In the autumn of 1986, on a busy London road, my embarrassed student self learned that size really does matter

I see many things at this time of year that take me back to the uncertainties of going off to university. This week it was an advert for condoms, which made a big deal of the range of sizes available. I was transported back to the autumn of 1986. I was 19 and, to my shame and embarrassment, somewhat sexually inexperienced. A second-year student had taken a shine to me and sexual intercourse, to my alarm, appeared imminent.

There was nothing for it: I was going to have to buy some condoms. I got the bus to Swiss Cottage, north London, where I walked into, and straight out of, Boots the chemist, too embarrassed for words. Pathetic, I know. I wandered back up the Finchley Road towards my college, almost working up the courage to go into each chemist. As the road is a main route out of London, I’ve relived this walk of shame many times.

Finally, I marched into the last chemist before college, and stammered to the lady what I was there for. They turned out to be behind the counter. With a look that I took to be one of disapproval, she knelt and opened a drawer.

“Large or small?” she asked, looking up. This threw me completely. “Large,” I said. To be clear, I’m not making any claims for myself here, but I wasn’t going to say “small”, was I? Even in an empty shop. But then she asked: “Large or extra-large?”

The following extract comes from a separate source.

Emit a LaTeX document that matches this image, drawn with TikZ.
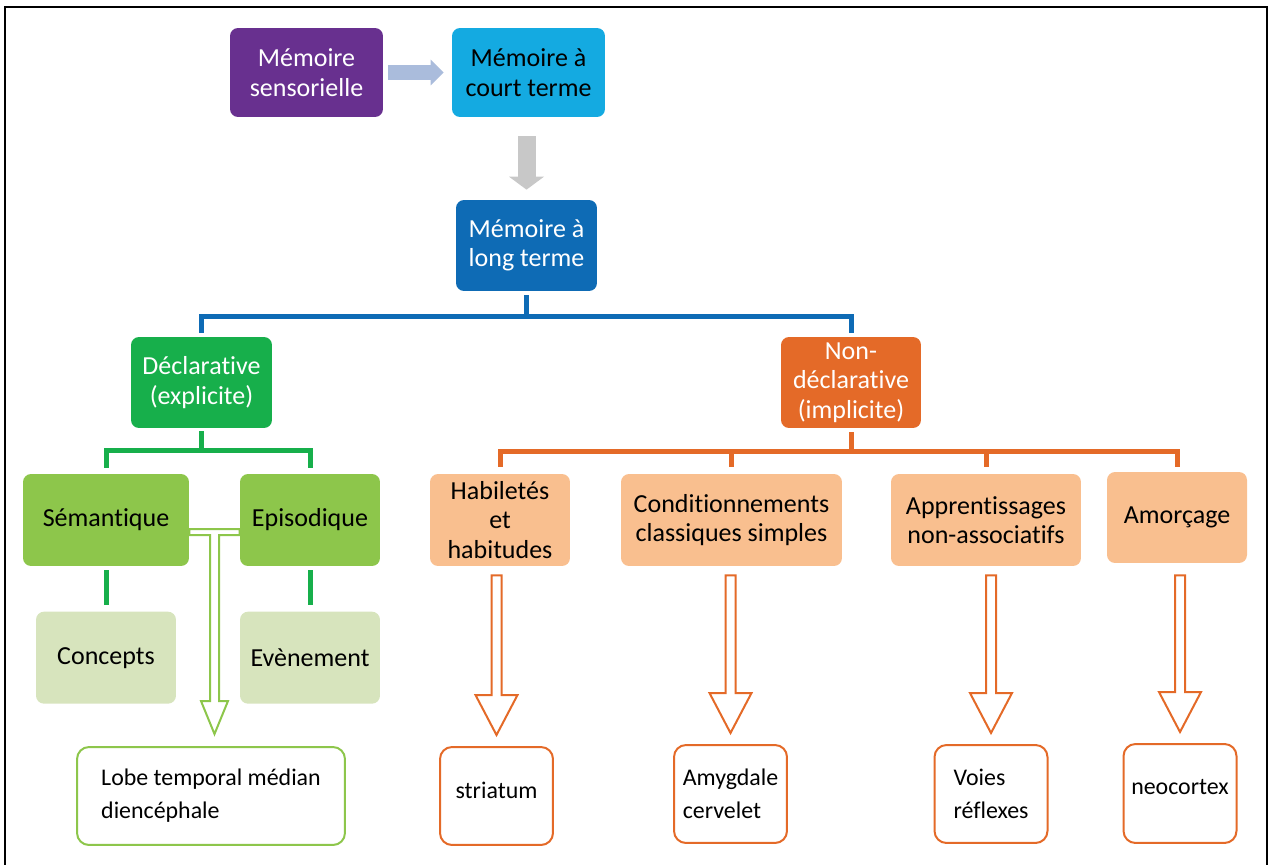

“All right then, extra-large,” I spluttered, starting to think it might be some kind of wind-up.

It was only as I walked out that it dawned on me the poor woman was referring to the size of the box, not to any part of my anatomy. I’d only gone and depleted my student grant buying a bumper box of 48 condoms. I wandered back to my room dazed, confused and even more apprehensive about everything than I was before I’d boarded the bus an hour earlier.